EXERCISE - Gather every line that includes the word "matplotlib", please.

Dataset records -

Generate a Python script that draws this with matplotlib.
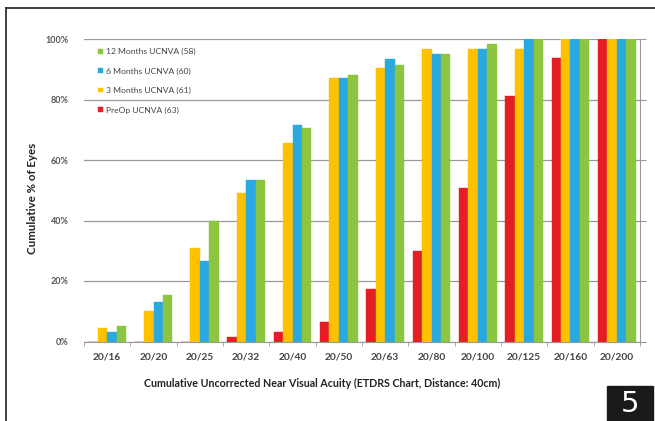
import matplotlib.pyplot as plt
import numpy as np
from matplotlib.ticker import PercentFormatter
from matplotlib.patches import Rectangle
from matplotlib.lines import Line2D

# Daten
kategorien = ["20/16", "20/20", "20/25", "20/32", "20/40", "20/50",
              "20/63", "20/80", "20/100", "20/125", "20/160", "20/200"]
preop = [0, 0, 0, 1.5, 3, 6.5, 17.5, 30, 50.8, 81, 93.7, 100]
m3 = [4.6, 10, 31, 49, 65.5, 87, 90.3, 96.7, 96.7, 96.7, 100, 100]
m6 = [3, 13, 26.5, 53.5, 71.5, 87, 93.3, 95, 96.7, 100, 100, 100]
m12 = [5, 15.5, 40, 53.5, 70.5, 88, 91.4, 95, 98.3, 100, 100, 100]

serien = [("PreOp UCNVA (63)", preop, "#E31E24"),
          ("3 Months UCNVA (61)", m3, "#FFC000"),
          ("6 Months UCNVA (60)", m6, "#29A9E0"),
          ("12 Months UCNVA (58)", m12, "#8CC540")]

plt.rcParams['font.family'] = ['Lato', 'DejaVu Sans']

fig = plt.figure(figsize=(6.55, 4.21), dpi=100)
ax = fig.add_axes([84/655, 1-341.5/421, 556/655, 302.5/421])

x = np.arange(len(kategorien))
b = 0.205
for i, (name, werte, farbe) in enumerate(serien):
    ax.bar(x + (i - 1.5)*b, werte, b, color=farbe, label=name,
           edgecolor=farbe, linewidth=0.3, zorder=3)

ax.set_xlim(-0.5, len(kategorien) - 0.5)
ax.set_ylim(0, 100)
ax.set_yticks([0, 20, 40, 60, 80, 100])
ax.yaxis.set_major_formatter(PercentFormatter(decimals=0))
ax.grid(axis="y", color="#999999", linewidth=0.9, zorder=0)

ax.set_xticks(x)
ax.set_xticklabels(kategorien, fontsize=7.3, color="#444444", fontweight="bold")
ax.set_xticks(np.arange(-0.5, len(kategorien)), minor=True)
ax.tick_params(axis="x", which="major", length=0, pad=8)
ax.tick_params(axis="x", which="minor", length=3, color="#999999", direction="out")
ax.tick_params(axis="y", labelsize=6.5, colors="#555555", length=0, pad=7,
               right=True, labelright=False)
ax.tick_params(axis="y", which="major", right=True, length=4, color="#999999")
ax.tick_params(axis="y", left=False)
for lab in ax.get_yticklabels():
    lab.set_fontweight("bold")

ax.spines["left"].set_visible(False)
ax.spines["top"].set_visible(False)
ax.spines["right"].set_color("#999999")
ax.spines["bottom"].set_color("#999999")

fig.text(33/655, 1-198/421, "Cumulative % of Eyes", rotation=90, fontsize=8.3,
         fontweight="bold", ha="center", va="center", color="#222222")
fig.text(322/655, 1-383/421,
         "Cumulative Uncorrected Near Visual Acuity (ETDRS Chart, Distance: 40cm)",
         ha="center", va="center", fontsize=7.7, fontweight="bold", color="#222222")

h, l = ax.get_legend_handles_labels()
leg = ax.legend(h[::-1], l[::-1], loc="upper left", bbox_to_anchor=(0.012, 0.995),
                frameon=False, fontsize=6.1, handlelength=0.5, handleheight=0.5,
                handletextpad=0.4, labelspacing=1.45)
for t in leg.get_texts():
    t.set_color("#444444")

# Rahmen und Nummer
fig.add_artist(Line2D([6/655, 6/655], [0, 1-8/421], color="#333333", lw=1.3,
                      transform=fig.transFigure))
fig.add_artist(Line2D([6/655, 1], [1-8/421, 1-8/421], color="#333333", lw=1.3,
                      transform=fig.transFigure))
fig.add_artist(Rectangle((607/655, 0), 46/655, 35/421, color="#1a1a1a",
                         transform=fig.transFigure))
fig.text(630/655, 17/421, "5", color="white", fontsize=21, ha="center",
         va="center", family="DejaVu Sans")

fig.savefig("out.png", dpi=100)
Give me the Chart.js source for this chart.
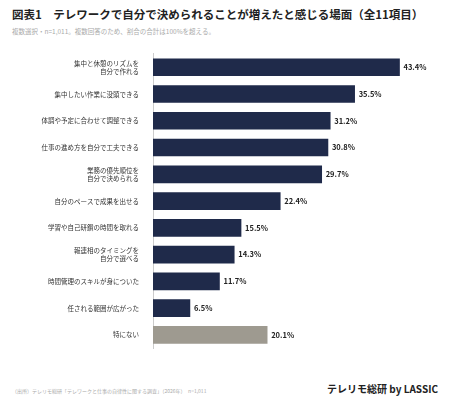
<!DOCTYPE html>
<html><head><meta charset="utf-8">
<script src="https://cdn.jsdelivr.net/npm/chart.js@4"></script>
<style>
body{margin:0;background:#fff;font-family:"Noto Sans CJK JP","Noto Sans",sans-serif;}
#t{position:absolute;left:12px;top:6px;font-size:11.5px;font-weight:bold;color:#222;white-space:nowrap;}
#s{position:absolute;left:12px;top:26px;font-size:6.5px;color:#aaa;white-space:nowrap;}
#f{position:absolute;left:12px;top:387px;font-size:5px;color:#aaa;white-space:nowrap;}
#b{position:absolute;right:12px;top:381px;font-size:10px;font-weight:bold;color:#222;white-space:nowrap;}
#w{position:absolute;left:0;top:44px;width:450px;height:318px;}
</style></head><body>
<div id="t">図表1　テレワークで自分で決められることが増えたと感じる場面（全11項目）</div>
<div id="s">複数選択・n=1,011。複数回答のため、割合の合計は100%を超える。</div>
<div id="w"><canvas id="chart"></canvas></div>
<div id="f">（出所）テレリモ総研「テレワークと仕事の自律性に関する調査」（2026年）　n=1,011</div>
<div id="b">テレリモ総研 by LASSIC</div>
<script>
var labels=[["集中と休憩のリズムを","自分で作れる"],"集中したい作業に没頭できる","体調や予定に合わせて調整できる","仕事の進め方を自分で工夫できる",["業務の優先順位を","自分で決められる"],"自分のペースで成果を出せる","学習や自己研鑽の時間を取れる",["報連相のタイミングを","自分で選べる"],"時間管理のスキルが身についた","任される範囲が広がった","特にない"];
var values=[43.4,35.5,31.2,30.8,29.7,22.4,15.5,14.3,11.7,6.5,20.1];
var colors=values.map(function(v,i){return i==10?'#9e9a90':'#1f2a4a'});
new Chart('chart',{type:'bar',
data:{labels:labels,datasets:[{data:values,backgroundColor:colors,barThickness:17}]},
options:{indexAxis:'y',responsive:true,maintainAspectRatio:false,animation:false,
layout:{padding:{left:0,right:13,top:0,bottom:0}},
plugins:{legend:{display:false},tooltip:{enabled:false}},
scales:{x:{min:0,max:50,display:false},
y:{grid:{display:false},border:{color:'#ccc'},afterFit:function(s){s.width=153},
ticks:{color:'#333',font:{size:6.5,family:'"Noto Sans CJK JP"'},padding:6}}}},
plugins:[{id:'v',afterDatasetsDraw:function(c){var x=c.ctx,m=c.getDatasetMeta(0);x.save();
x.font='bold 7.5px "Noto Sans CJK JP"';x.fillStyle='#222';x.textBaseline='middle';
m.data.forEach(function(e,i){x.fillText(values[i].toFixed(1)+'%',e.x+4,e.y)});x.restore();}}]
});
</script></body></html>
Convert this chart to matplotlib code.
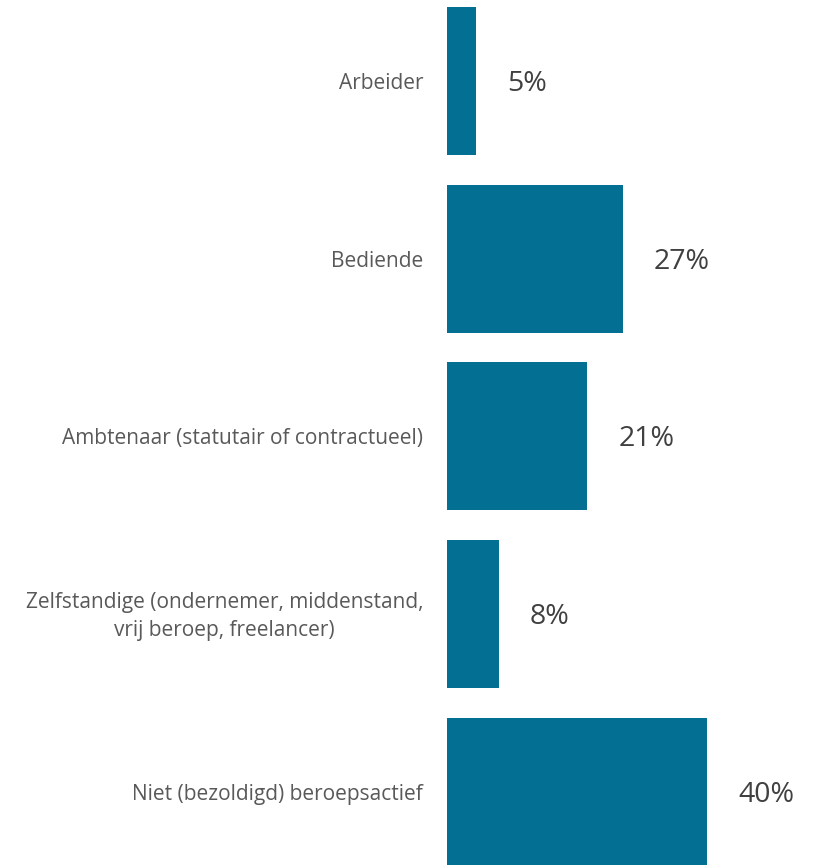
import matplotlib
matplotlib.use("Agg")
import matplotlib.pyplot as plt

categories = [
    "Arbeider",
    "Bediende",
    "Ambtenaar (statutair of contractueel)",
    "Zelfstandige (ondernemer, middenstand,\nvrij beroep, freelancer)",
    "Niet (bezoldigd) beroepsactief",
]
values = [4.5, 27, 21.6, 8, 40]
value_labels = ["5%", "27%", "21%", "8%", "40%"]

plt.rcParams['font.family'] = ['Open Sans', 'DejaVu Sans']

fig = plt.figure(figsize=(8.25, 8.65), dpi=100)
ax = fig.add_axes([447 / 825, 0, 1 - 447 / 825, 1])

ypos = list(range(len(categories)))
pitch = 177.65
ax.barh(ypos, values, height=148 / pitch, color="#036F93")

ax.set_xlim(0, 378 / 6.5)
ax.set_ylim((865 - 81) / pitch, -81 / pitch)

for y, v, lab in zip(ypos, values, value_labels):
    ax.annotate(lab, xy=(v, y), xytext=(31, -3), textcoords="offset pixels",
                ha="left", va="center", fontsize=20.5, color="#404040")

for y, cat in zip(ypos, categories):
    ax.annotate(cat, xy=(0, y), xytext=(-24, -2.5), textcoords="offset pixels",
                ha="right", va="center", multialignment="center",
                fontsize=15, color="#595959", linespacing=1.4)

ax.axis("off")
fig.savefig("out.png", dpi=100)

ANSWER TO THIS PROBLEM -
Generate a Python script that draws this with matplotlib.
import matplotlib.pyplot as plt
from matplotlib.ticker import PercentFormatter
from matplotlib.patches import Rectangle
from matplotlib.lines import Line2D
Convert this chart to matplotlib code.
import matplotlib
matplotlib.use("Agg")
import matplotlib.pyplot as plt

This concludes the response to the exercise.